Comments : Am I Toxic?

  • 4 years ago

    by Dagmar Wilson

    Let me begin with thank you for sharing and you said it extremely well. As a woman I am older now I have noticed that women are not afraid to approach the opposite sex and they do it in a very open way. They are not afraid to show off their femininity. But there is a time and place for everything and we either give in to temptation or not. I don't think there is anybody to blame. Sadly we are living in a time were we have a lot of sick people walking around we have to be extra careful. A man will sleep with a woman if he can a woman sleeps with a man because she wants to. This sure needs to be nominated unfortunately I have no more votes. Add to my favorite. All the very best to you

    • 4 years ago

      by Maher

      Thanks Dagmar, glad you enjoyed it. I agree, there are more attractive ways to approach people you're interested in, but today's society has been sexualised enough to see this as normal. People who refuse are seen as the weird ones!

  • 4 years ago

    by Em (marmite)

    Maher... I simply couldn't pass this up without nomination
    Firstly because of it's fabulous rhyme and flow and
    Secondly because of the message you portray in this, that there has to be a stop to the blame passing... You could simply (if this was a real scenario which I guess it was) have got off at that stop and done something you later regret (if you get my meaning) and then the blame would have been on the lady because she was "asking for it" whereas in fact the blame is simply on the species (male/female) who think it's OK to sexual attack others or attack others anyway...
    Take care young man x

    • 4 years ago

      by Maher

      Thanks Em, glad you like it. This actually happened on Thursday night on the way home from a doctor's appointment! I wouldn't call it a sexual attack though, more of a very direct advance haha. You take care too

  • 4 years ago

    by Milly Hayward

    Brilliant. Excellent rhyming but a seriously important message. I was brought up to believe that a lady should never chase a man - that she should value herself and that he should always be the one to chase. Because something given away freely to many is not as valued as something that is hard won and unique.

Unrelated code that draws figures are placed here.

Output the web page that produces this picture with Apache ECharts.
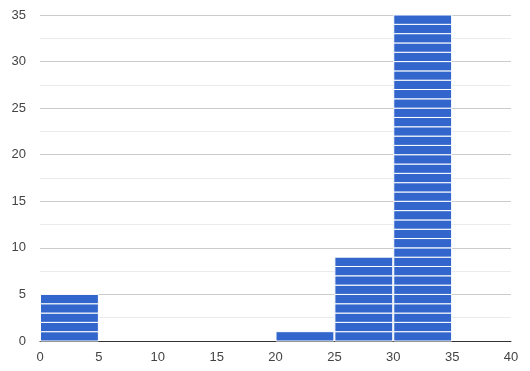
<!DOCTYPE html>
<html>
<head>
<meta charset="utf-8">
<script src="https://cdn.jsdelivr.net/npm/echarts@6/dist/echarts.min.js"></script>
<style>html,body{margin:0;padding:0;background:#fff;}#c{width:530px;height:371px;}</style>
</head>
<body>
<div id="c"></div>
<script>
var binStarts = [0, 5, 10, 15, 20, 25, 30, 35];
var binEnds = [5, 10, 15, 20, 25, 30, 35, 40];
var counts = [5, 0, 0, 0, 1, 9, 35, 0];
var xTicks = [0, 5, 10, 15, 20, 25, 30, 35, 40];
var yTicks = [0, 5, 10, 15, 20, 25, 30, 35];

var data = binStarts.map(function (s, i) { return [s, binEnds[i], counts[i]]; });

var chart = echarts.init(document.getElementById('c'), null, { renderer: 'canvas' });
chart.setOption({
  animation: false,
  grid: { left: 40, right: 19, top: 15, bottom: 30, containLabel: false },
  xAxis: {
    type: 'value', min: xTicks[0], max: xTicks[xTicks.length - 1], interval: 5,
    axisLine: { show: true, onZero: false, lineStyle: { color: '#333', width: 1 } },
    axisTick: { show: false },
    splitLine: { show: false },
    axisLabel: { color: '#444', fontSize: 13, fontFamily: 'Liberation Sans, Arial, sans-serif', margin: 10 }
  },
  yAxis: {
    type: 'value', min: yTicks[0], max: yTicks[yTicks.length - 1], interval: 5,
    axisLine: { show: false }, axisTick: { show: false },
    splitLine: { show: true, lineStyle: { color: '#cccccc', width: 1 } },
    minorTick: { show: false, splitNumber: 2 },
    minorSplitLine: { show: true, lineStyle: { color: '#ebebeb', width: 1 } },
    axisLabel: { color: '#444', fontSize: 13, fontFamily: 'Liberation Sans, Arial, sans-serif', margin: 14 }
  },
  series: [{
    type: 'custom',
    data: data,
    encode: { x: [0, 1], y: 2 },
    z: 3,
    renderItem: function (params, api) {
      var s = api.value(0), e = api.value(1), n = api.value(2);
      var children = [];
      for (var k = 0; k < n; k++) {
        var p0 = api.coord([s, k]);
        var p1 = api.coord([e, k + 1]);
        children.push({
          type: 'rect',
          shape: { x: p0[0] + 0.5, y: p1[1], width: p1[0] - p0[0] - 1, height: p0[1] - p1[1] },
          style: { fill: '#3366cc', stroke: '#ffffff', lineWidth: 1 }
        });
      }
      return { type: 'group', children: children };
    }
  }]
});
</script>
</body>
</html>
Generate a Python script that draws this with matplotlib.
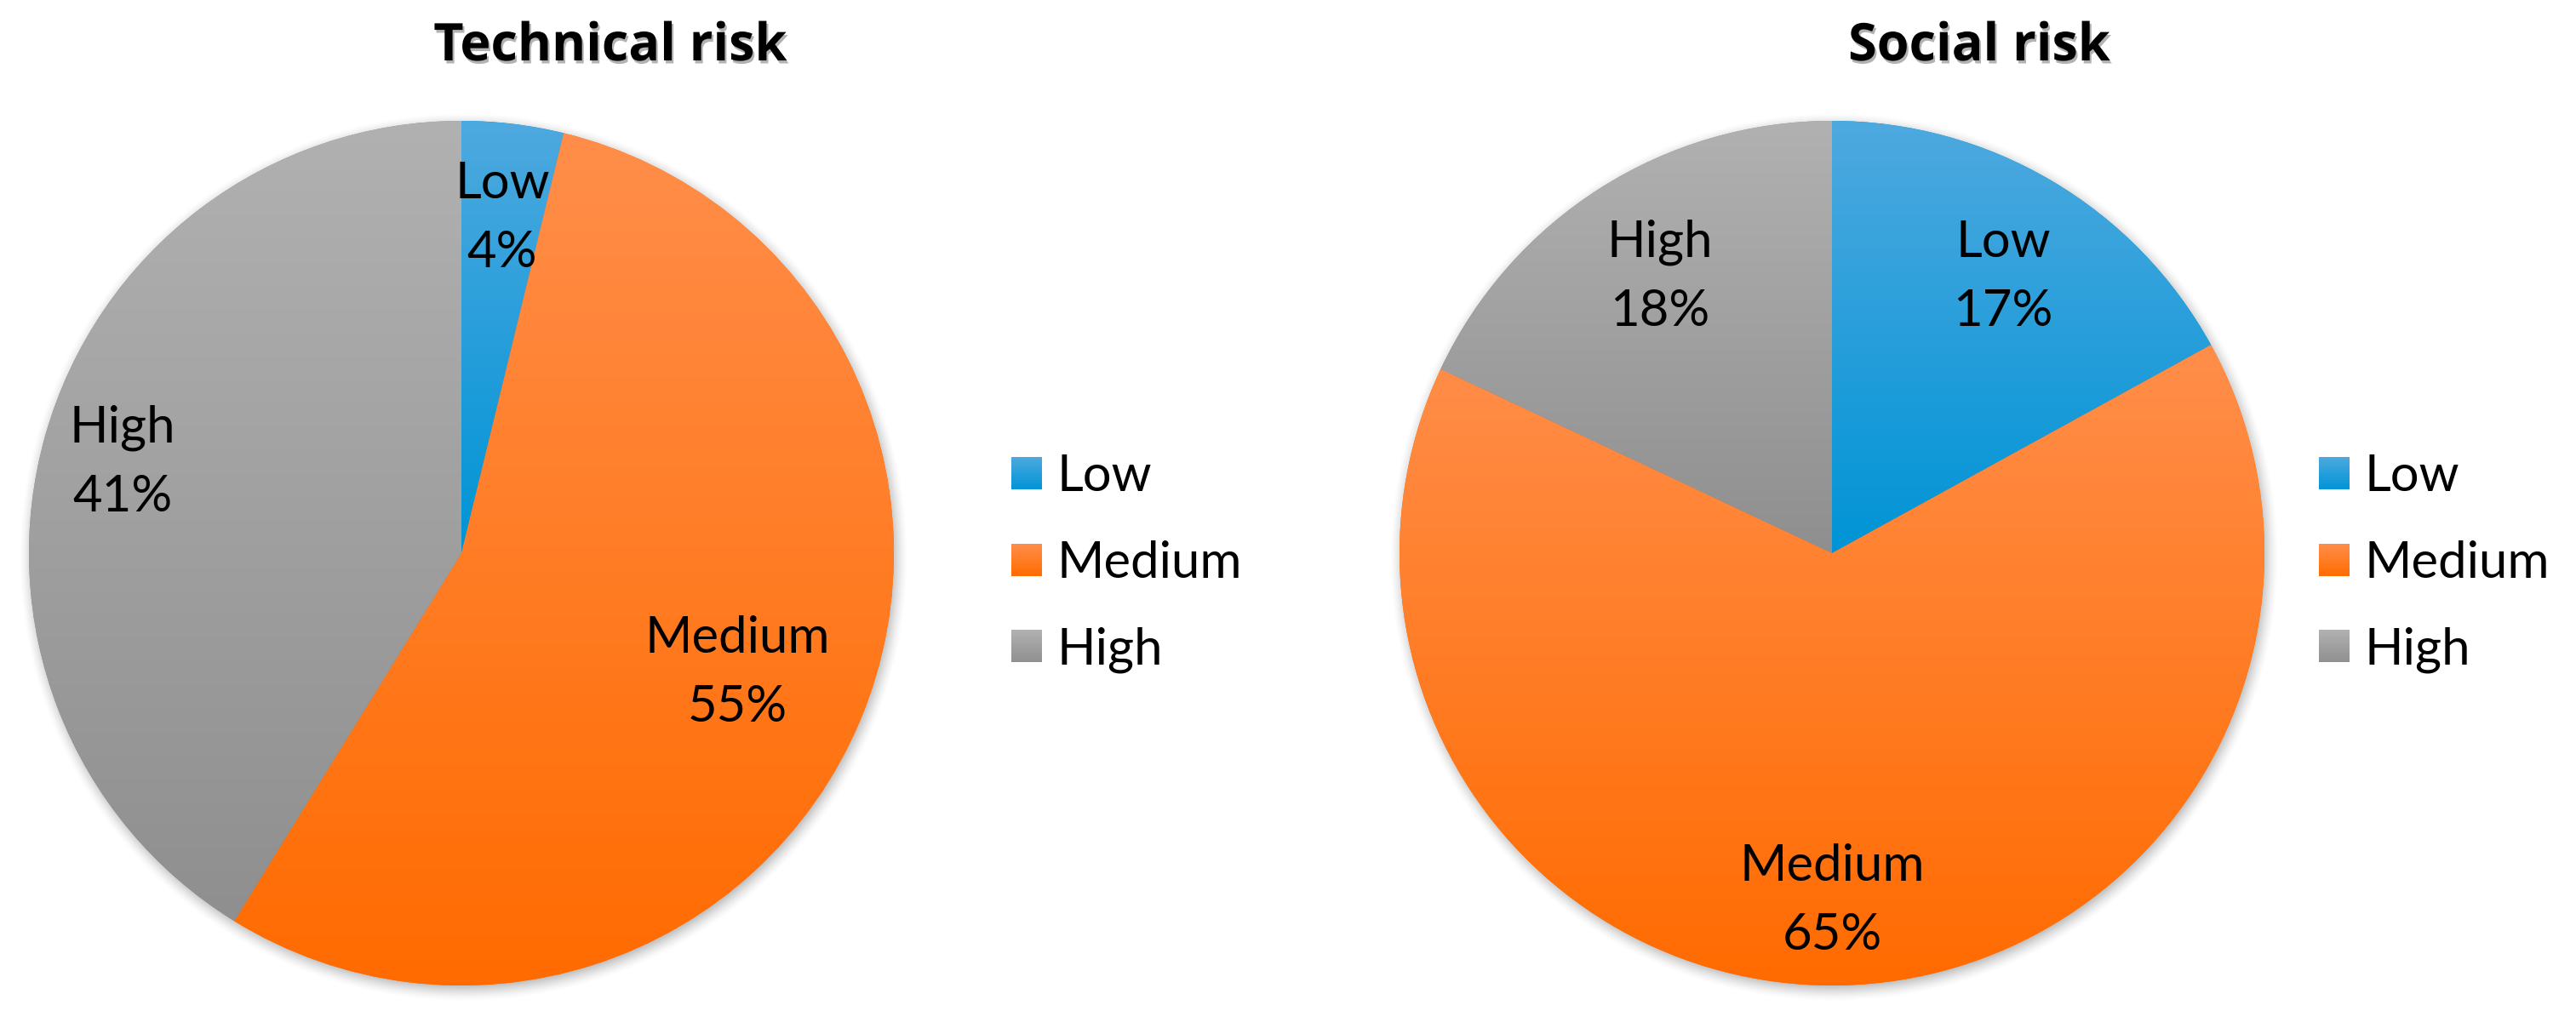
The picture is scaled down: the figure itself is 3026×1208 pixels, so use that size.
import numpy as np
import matplotlib
matplotlib.use('Agg')
import matplotlib.pyplot as plt
from matplotlib.patches import Rectangle
from matplotlib.legend_handler import HandlerBase
from matplotlib import patheffects as pe
from matplotlib.colors import to_rgb

# ---------------- data ----------------
categories = ['Low', 'Medium', 'High']
technical_values = [3.8, 55.0, 41.2]
social_values = [17.0, 65.0, 18.0]
titles = ['Technical risk', 'Social risk']

# ---------------- style ----------------
grad_top = ['#4ea9df', '#ff8e4a', '#b1b1b1']
grad_bottom = ['#0094d6', '#ff6b00', '#8f8f8f']
FONT = 'Lato'
TITLE_FONT = 'Open Sans'

W, H = 3026, 1208
DPI = 100
fig = plt.figure(figsize=(W / DPI, H / DPI), dpi=DPI)

R_PX = 508          # pie radius in pixels
PAD = 1.06          # axes half-size in radius units
centers = [(542, 650), (2152, 650)]
title_x = [717, 2325]
title_base = 71
legend_x = [1188, 2724]
legend_cy = 662
# label block centres (radius units relative to pie centre)
label_pos = [
    [(0.094, 0.783), (0.638, -0.268), (-0.783, 0.219)],
    [(0.396, 0.648), (0.0, -0.795), (-0.398, 0.648)],
]
LINE = 81 / R_PX
HALF_CAP = 21.5 / R_PX
FS = 43


def gradient(top, bottom, n=256):
    t = np.linspace(0, 1, n)[:, None, None]
    c0 = np.array(to_rgb(top))[None, None, :]
    c1 = np.array(to_rgb(bottom))[None, None, :]
    return c0 * (1 - t) + c1 * t


class GradHandler(HandlerBase):
    def __init__(self, top, bottom, n=14):
        super().__init__()
        self.top = np.array(to_rgb(top))
        self.bottom = np.array(to_rgb(bottom))
        self.n = n

    def create_artists(self, legend, orig_handle, xdescent, ydescent,
                       width, height, fontsize, trans):
        arts = []
        for j in range(self.n):
            t = (j + 0.5) / self.n
            col = self.top * (1 - t) + self.bottom * t
            y = -ydescent + height * (1 - (j + 1) / self.n)
            r = Rectangle((-xdescent, y), width, height / self.n * 1.05,
                          facecolor=col, edgecolor='none', transform=trans)
            arts.append(r)
        return arts


def draw_shadow(ax):
    n = 700
    xs = np.linspace(-PAD, PAD, n)
    X, Y = np.meshgrid(xs, xs[::-1])
    d = np.hypot(X - 0.004, Y + 0.010)
    w = 0.03
    a = np.clip((1 + w - d) / (2 * w), 0, 1) ** 1.5 * 0.5
    rgba = np.zeros((n, n, 4))
    rgba[..., 3] = a
    ax.imshow(rgba, extent=(-PAD, PAD, -PAD, PAD), origin='upper', zorder=0,
              interpolation='bilinear')


for k, values in enumerate([technical_values, social_values]):
    cx, cy = centers[k]
    half = PAD * R_PX
    ax = fig.add_axes([(cx - half) / W, (H - cy - half) / H, 2 * half / W, 2 * half / H])
    draw_shadow(ax)
    wedges, _ = ax.pie(values, startangle=90, counterclock=False, colors=grad_bottom,
                       radius=1, wedgeprops=dict(linewidth=0, zorder=1))
    for i, w in enumerate(wedges):
        ext = w.get_path().get_extents()
        im = ax.imshow(gradient(grad_top[i], grad_bottom[i]),
                       extent=(ext.x0, ext.x1, ext.y0, ext.y1), origin='upper',
                       aspect='auto', zorder=2, interpolation='bilinear')
        im.set_clip_path(w)
    total = sum(values)
    for i, (cat, v) in enumerate(zip(categories, values)):
        dx, dy = label_pos[k][i]
        ax.text(dx, dy + LINE / 2 - HALF_CAP, cat, ha='center', va='baseline',
                fontsize=FS, family=FONT, zorder=5)
        ax.text(dx, dy - LINE / 2 - HALF_CAP, f'{v / total * 100:.0f}%', ha='center',
                va='baseline', fontsize=FS, family=FONT, zorder=5)
    ax.set_xlim(-PAD, PAD)
    ax.set_ylim(-PAD, PAD)
    ax.set_aspect('equal')
    ax.axis('off')

    hmap = {w: GradHandler(grad_top[i], grad_bottom[i]) for i, w in enumerate(wedges)}
    ax.legend(wedges, categories, handler_map=hmap, loc='center left',
              bbox_to_anchor=(legend_x[k] / W, (H - legend_cy) / H),
              bbox_transform=fig.transFigure, frameon=False, borderpad=0,
              borderaxespad=0, handlelength=0.6, handleheight=0.6,
              handletextpad=0.3, labelspacing=0.8,
              prop=dict(family=FONT, size=FS))

    fig.text(title_x[k] / W, (H - title_base) / H, titles[k], ha='center', va='baseline',
             fontsize=44, fontweight='bold', family=TITLE_FONT,
             path_effects=[pe.withSimplePatchShadow(offset=(1.5, -2.5), shadow_rgbFace='k',
                                                    alpha=0.3)])

fig.savefig('out.png', dpi=DPI, facecolor='white')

    Yet nowadays it seems acceptable for women to chase guys and jump in to bed at the drop of a hat (and then get upset when the guy doesn't stay around?) Which opens up a whole can of worms with regards to sexually transmitted disease, lack of long term self respect and I think must diminish hopes to find true and lasting love since how can you trust that someone who leaps into bed with all and sundry will stay faithful to you in the long term?

    That aside there are definitely women who will use guys for what they can get out of them and men that will do the same to women. There are women who power trip on flirting with guys and leading them on often with no intention of following through who set out to confuse the guys and make them uncomfortable. There are also women who power trip on deliberately targeting guys in relationships just to see if they can split up the relationship with no real interest in the guy (unless he has money or a house to rip off then they disappear) Equally there are men nowadays who will move in on a woman earning a good wage and try and rip her off.

    From a female perspective and being one who chose to be single by choice for many years with no attempts to flirt with anyone somehow it had the opposite affect because I had to fight off more than my share of unwanted male attention. (which on more than one occasion became obsessive and intrusive stalking) So I have experienced the bad side of unwanted attention but equally have seen how bad other females can be to guys.

    To me it seems that it is a sign of the times we live in that some people (male and women) have psychological agenda's, to antagonise, upset, provoke or ruin another person's life for their own twisted gain without thought of the other person and the impact of their behavior on the other person's life.

    • 4 years ago

      by Maher

      Thanks Milly, glad you enjoyed it. I've been on the receiving end of women being that way, aside from that of this event, and it isn't pleasant. But, I know that not all women are like that.

      Modern society has been groomed to be overly sexualised and it's a scary thing. From billboards of practically naked men/women, to internet content, to people out in the open like 14yr old girls looking like 20yr old women about to go clubbing. Worst part is, people defend these things vigorously saying "they should be able to do what makes them happy!", but when something bad happens as a consequence of what they do, it's not their fault but the entire society's fault. My belief is, as much as many may disagree, that we do need limits and boundaries, or else things will fall apart. If everyone was free to do whatever they wanted, lewd or not, things will go way out of control. As morals disappear and people are encouraged to chase what they deem to be happiness, the world falls to corruption.